The screen dimension keeps track of the data quality screen that is being performed in the ETL process. It is used to house items such as feasibility ranges, value enumerations, and standard deviation checks. Each screen will have an execution action to determine what the process should do when encountering an error of this type… essentially the actions to be taken will include Passing the record(s), Rejecting the record(s) or Stopping the ETL process.
- ScreenKey – The surrogate key used to uniquely identify a record in the Screens table.
- TableDictionaryKey – The foreign key pointing to the table record in the table dictionary table for which this screen applies.
- ScreenName – The name of the screen being applied
- ScreenType – The type to which the screen applies. Should only contain Column Screen, Structure Screen or Business Rule Screen.
- ScreenCategory – This field is used to describe the types of errors detected by the screen.
- ETLScreen – The stage in the overall ETL process in which the data quality screen is applied
- ProcessingOrderNumber – a primitive scheduling / dependency device informing the overall ETL master process the order in which to run the Screens.
- DefaultSeverityScore – Defines the error-severity score applied to each exception identified by the screen in advance of an overarching processing rule that could increase or decrease the final severity score as measure in the fact table.
- ScreenSQL – The actual snippet of SQL or procedural code used to execute the data quality check. This should return the set of unique identifiers for the rows that violate the data quality screen so that this can be used to insert new records into the error event fact table.
- ExceptionAction – Tells the overall ETL Process whether it should pass and flag the record, reject the record or halt the ETL process.
- Active – Is this screen still in use?
The ErrorEvent fact table will hold the date and time that a record failed a screen, as well as the package execution, table dictionary key and record identifier.
- ErrorEventKey – The surrogate key used to uniquely identify a record in the Error Events table.
- EventDateKey – The "Smart Key" pointing to the Dates dimension which represents the date of the row in YYYYMMDD format.
- ScreenKey – The foreign key pointing to the record in the screens table which initiated this error event.
- AuditKey – The foreign key to the dim audit table which will be used to track what execution inserted this record.
- TimeOfDay – The datetime value for the time when this error event was registered (holds more information than just the FK)
- RecordIdentifier – The unique identifier for the record which was flagged in this error event. In combination with the table dictionary key from the screens table should be able to identify the exact record which failed the screen.
- FinalSeverityScore – This field will be the severity score from the screens table adjusted by any other weighting process which we implement for this screen.
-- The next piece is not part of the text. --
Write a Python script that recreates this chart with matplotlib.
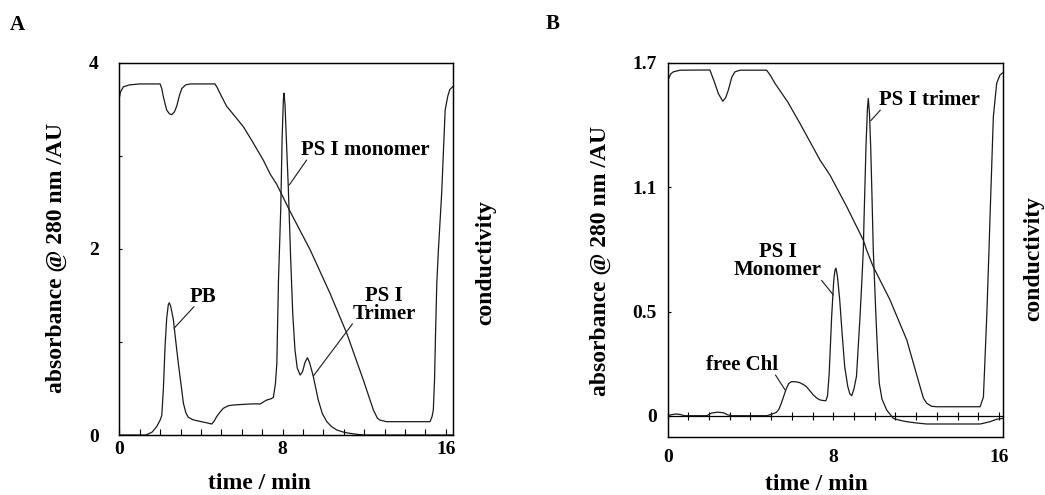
import matplotlib
matplotlib.use('Agg')
import matplotlib.pyplot as plt

plt.rcParams['font.family'] = ['Liberation Serif', 'DejaVu Serif']
plt.rcParams['font.weight'] = 'bold'
plt.rcParams['axes.labelweight'] = 'bold'

# panel A: absorbance trace (time / min, AU)
a_abs_t = [0.0, 1.3, 1.6, 1.83, 2.0, 2.08, 2.16, 2.24, 2.32, 2.4, 2.45, 2.52, 2.65, 2.77, 2.89,
           3.02, 3.14, 3.26, 3.38, 3.6, 3.79, 4.2, 4.53, 4.65, 4.77, 4.95, 5.1, 5.35, 5.59, 6.0,
           6.41, 6.7, 6.9, 7.1, 7.23, 7.45, 7.55, 7.65, 7.72, 7.8, 7.91, 7.98, 8.04, 8.07, 8.12,
           8.2, 8.28, 8.4, 8.5, 8.61, 8.72, 8.86, 8.98, 9.1, 9.22, 9.32, 9.42, 9.51, 9.63, 9.75,
           9.95, 10.17, 10.4, 10.66, 11.0, 11.3, 11.7, 12.0, 16.37]
a_abs_v = [0.0, 0.0, 0.03, 0.09, 0.16, 0.21, 0.5, 0.95, 1.25, 1.4, 1.42, 1.38, 1.235, 1.0, 0.77,
           0.55, 0.34, 0.24, 0.19, 0.165, 0.154, 0.135, 0.118, 0.15, 0.197, 0.25, 0.287, 0.315, 0.322, 0.328,
           0.333, 0.335, 0.333, 0.36, 0.376, 0.39, 0.405, 0.55, 0.77, 1.66, 2.42, 3.2, 3.6, 3.67, 3.55,
           3.1, 2.67, 1.88, 1.3, 0.91, 0.72, 0.644, 0.68, 0.78, 0.83, 0.78, 0.7, 0.626, 0.5, 0.376,
           0.23, 0.143, 0.09, 0.054, 0.03, 0.018, 0.006, 0.0, 0.0]

# panel A: conductivity trace (drawn on the same scale)
a_cond_t = [0.0, 0.05, 0.2, 0.5, 1.0, 2.0, 2.08, 2.16, 2.32, 2.45, 2.57, 2.7, 2.81, 2.95, 3.06,
            3.25, 3.47, 4.69, 4.8, 5.0, 5.26, 5.6, 6.08, 6.5, 7.06, 7.4, 7.72, 8.37, 9.35, 10.33,
            11.15, 11.96, 12.45, 12.65, 12.78, 13.1, 15.23, 15.33, 15.39, 15.45, 15.5, 15.56, 15.64,
            15.8, 15.97, 16.1, 16.2, 16.34]
a_cond_v = [3.62, 3.68, 3.74, 3.76, 3.77, 3.77, 3.72, 3.63, 3.49, 3.45, 3.44, 3.47, 3.53, 3.65, 3.72,
            3.76, 3.77, 3.77, 3.73, 3.64, 3.53, 3.44, 3.31, 3.16, 2.95, 2.8, 2.69, 2.40, 1.99, 1.52,
            1.09, 0.59, 0.27, 0.18, 0.16, 0.143, 0.143, 0.2, 0.27, 0.6, 1.1, 1.63, 1.99,
            2.6, 3.49, 3.64, 3.71, 3.74]

# panel B: absorbance trace
b_abs_t = [0.0, 0.2, 0.4, 0.6, 0.8, 1.9, 2.1, 2.4, 2.7, 2.9, 3.1, 4.8, 5.0, 5.25, 5.37, 5.49,
           5.61, 5.73, 5.85, 5.98, 6.2, 6.38, 6.55, 6.7, 6.87, 7.03, 7.2, 7.35, 7.5, 7.64, 7.72,
           7.8, 7.92, 8.02, 8.08, 8.13, 8.2, 8.31, 8.43, 8.55, 8.7, 8.8, 8.89, 9.0, 9.12, 9.29,
           9.38, 9.45, 9.48, 9.58, 9.65, 9.69, 9.75, 9.81, 9.87, 9.93, 10.06, 10.14, 10.22, 10.35,
           10.58, 10.9, 11.2, 11.55, 12.0, 12.5, 15.1, 15.4, 15.57, 15.9, 16.2]
b_abs_v = [0.0, 0.005, 0.008, 0.006, 0.0, 0.0, 0.012, 0.017, 0.014, 0.004, 0.0, 0.0, 0.006, 0.016, 0.03, 0.06,
           0.095, 0.13, 0.155, 0.164, 0.163, 0.159, 0.15, 0.14, 0.12, 0.10, 0.085, 0.076, 0.073, 0.072, 0.095,
           0.2, 0.476, 0.65, 0.7, 0.71, 0.67, 0.557, 0.39, 0.236, 0.14, 0.105, 0.096, 0.13, 0.19, 0.476,
           0.65, 0.8, 0.93, 1.3, 1.48, 1.527, 1.45, 1.28, 1.05, 0.8, 0.476, 0.3, 0.156, 0.08,
           0.027, -0.013, -0.022, -0.029, -0.035, -0.04, -0.04, -0.033, -0.029, -0.017, -0.013]

# panel B: conductivity trace
b_cond_t = [0.0, 0.03, 0.15, 0.27, 0.6, 2.04, 2.15, 2.28, 2.45, 2.66, 2.8, 2.93, 3.1, 3.25, 3.5,
            4.78, 4.95, 5.18, 5.8, 6.39, 7.36, 7.84, 8.65, 9.45, 9.61, 9.93, 10.74, 11.55, 12.19,
            12.35, 12.51, 12.75, 13.0, 15.09, 15.25, 15.41, 15.52, 15.57, 15.73, 15.89, 16.05, 16.18]
b_cond_v = [1.60, 1.619, 1.645, 1.655, 1.663, 1.664, 1.635, 1.60, 1.55, 1.514, 1.53, 1.567, 1.63, 1.655, 1.663,
            1.663, 1.64, 1.60, 1.51, 1.407, 1.23, 1.158, 1.006, 0.845, 0.797, 0.717, 0.557, 0.364, 0.14,
            0.085, 0.06, 0.045, 0.043, 0.043, 0.09, 0.476, 0.8, 0.96, 1.44, 1.6, 1.64, 1.65]

a_yticks = [0, 2, 4]
b_yticks = [0, 0.5, 1.1, 1.7]
b_yticklabels = ['0', '0.5', '1.1', '1.7']
x_ticks = [0, 8, 16]
minute_ticks = list(range(17))

ylab = 'absorbance @ 280 nm /AU'
xlab = 'time / min'
lc = '#1a1a1a'

fig = plt.figure(figsize=(10.45, 4.95), dpi=100)
ax_a = fig.add_axes([0.1142, 0.1212, 0.3196, 0.7525])
ax_b = fig.add_axes([0.6389, 0.1166, 0.3206, 0.7571])


def leader(ax, text, xy, xytext, relpos, ls=1.0):
    ax.annotate(text, xy=xy, xytext=xytext, ha='center', va='center', fontsize=15,
                linespacing=ls, annotation_clip=False,
                arrowprops=dict(arrowstyle='-', lw=0.8, color=lc, patchA=None,
                                shrinkA=0, shrinkB=0, relpos=relpos))


# ---- panel A ----
ax = ax_a
ax.plot(a_abs_t, a_abs_v, color=lc, lw=0.9)
ax.set_xlim(0, 16.37)
ax.set_ylim(0, 4)
ax.set_xticks(x_ticks)
ax.set_xticks(minute_ticks, minor=True)
ax.set_yticks(a_yticks)
ax.set_yticks([1, 3], minor=True)
ax.tick_params(axis='x', which='both', direction='in', length=4, width=0.8, pad=4.5, labelsize=14)
ax.tick_params(axis='y', which='both', direction='in', length=2.5, width=0.8, pad=15, labelsize=14)
ax.set_ylabel(ylab, fontsize=17, va='center')
ax.yaxis.set_label_coords(-0.1895, 0.475)
ax.set_xlabel(xlab, fontsize=17, va='center')
ax.xaxis.set_label_coords(0.418, -0.129)
tw = ax.twinx()
tw.plot(a_cond_t, a_cond_v, color=lc, lw=0.9)
tw.set_ylim(ax.get_ylim())
tw.set_yticks([])
tw.set_ylabel('conductivity', fontsize=17, va='center', rotation=90)
tw.yaxis.set_label_coords(1.098, 0.462)
for a in (ax, tw):
    for s in a.spines.values():
        s.set_linewidth(0.9)
leader(ax, 'PB', (2.68, 1.146), (4.12, 1.486), (0.15, 0.0))
leader(ax, 'PS I monomer', (8.33, 2.685), (12.08, 3.06), (0.04, 0.0))
leader(ax, 'PS I\nTrimer', (9.51, 0.634), (12.98, 1.396), (0.0, 0.0), ls=0.85)

# ---- panel B ----
ax = ax_b
ax.plot(b_abs_t, b_abs_v, color=lc, lw=0.9)
ax.set_xlim(0, 16.18)
ax.set_ylim(-0.104, 1.7)
ax.set_xticks(x_ticks)
ax.set_yticks(b_yticks)
ax.set_yticklabels(b_yticklabels)
ax.tick_params(axis='x', length=0, pad=8.5, labelsize=14)
ax.tick_params(axis='y', direction='in', length=2.5, width=0.8, pad=8, labelsize=14)
# zero baseline with minute ticks
zero = ax.secondary_xaxis(0.104 / 1.804)
zero.set_xticks(minute_ticks)
zero.tick_params(direction='inout', length=6, width=0.8, labelbottom=False)
zero.spines['bottom'].set_linewidth(0.9)
ax.set_ylabel(ylab, fontsize=17, va='center')
ax.yaxis.set_label_coords(-0.202, 0.470)
ax.set_xlabel(xlab, fontsize=17, va='center')
ax.xaxis.set_label_coords(0.443, -0.125)
tw = ax.twinx()
tw.plot(b_cond_t, b_cond_v, color=lc, lw=0.9)
tw.set_ylim(ax.get_ylim())
tw.set_yticks([])
tw.set_ylabel('conductivity', fontsize=17, va='center', rotation=90)
tw.yaxis.set_label_coords(1.093, 0.478)
for a in (ax, tw):
    for s in a.spines.values():
        s.set_linewidth(0.9)
leader(ax, 'PS I trimer', (9.81, 1.42), (12.66, 1.519), (0.01, 0.0))
leader(ax, 'PS I\nMonomer', (8.0, 0.581), (5.31, 0.744), (1.0, 0.0), ls=0.9)
leader(ax, 'free Chl', (5.67, 0.124), (3.57, 0.244), (0.97, 0.0))

fig.text(17.5 / 1045, 1 - 24.5 / 495, 'A', ha='center', va='center', fontsize=15)
fig.text(552.5 / 1045, 1 - 24 / 495, 'B', ha='center', va='center', fontsize=15)

fig.savefig('out.png', dpi=100)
The DataQualityScores table will hold every combination of the Three Screen Categories Scores (Column, Structure and Business Rules) and will be used to track the data quality score of every record for the table being screened.
- DataQualityScoreKey – The surrogate key used to uniquely identify a record in the Data Quality Screens table.
- OverallQualityCategory – The overall category, described in text, for the record.
- OverallQualityScore – The overall scores, described as a numerical measure, for the record.
- ColumnScreenScore – The Structure Screen Score, described as a numerical measure, for the record
- StructureScreenScore – The Column Screen Score, described as a numerical measure, for the record
- BusinessRuleScreenScore – The Business Rule Screen Score, described as a numerical measure, for the record
- ScreensFailedCount – The number of screens that this record has failed.
- MaxSeverityScore – The maximum severity score of a screen which this record has failed.
Population of the Data Quality Tables
The screens table will need to be filled in manually, or through a front end, with the data quality screens that you wish to implement to check the quality of your data. The data quality screens table will be filled in with the appropriate values when you are aggregating the data quality scores via the error events table, which is populated when you check the screens against your source data.
Note: this is the least defined portion of the META database as I am still striving to get a solid data quality program off the ground at my company. It is probably the least important aspect of the framework. As a matter of fact, I have recently removed the variables used to track these data quality scores from the main SSIS Framework as it makes more sense to me to only include these variables for those tabled which you are screening (and this will almost certainly be in a separate process from that which loads the data). However, I still feel very strongly about setting the foundation for a data quality effort to be present from the beginning as I feel that this will remind the user that it is an important aspect of any ETL project – Even though it is rarely preformed.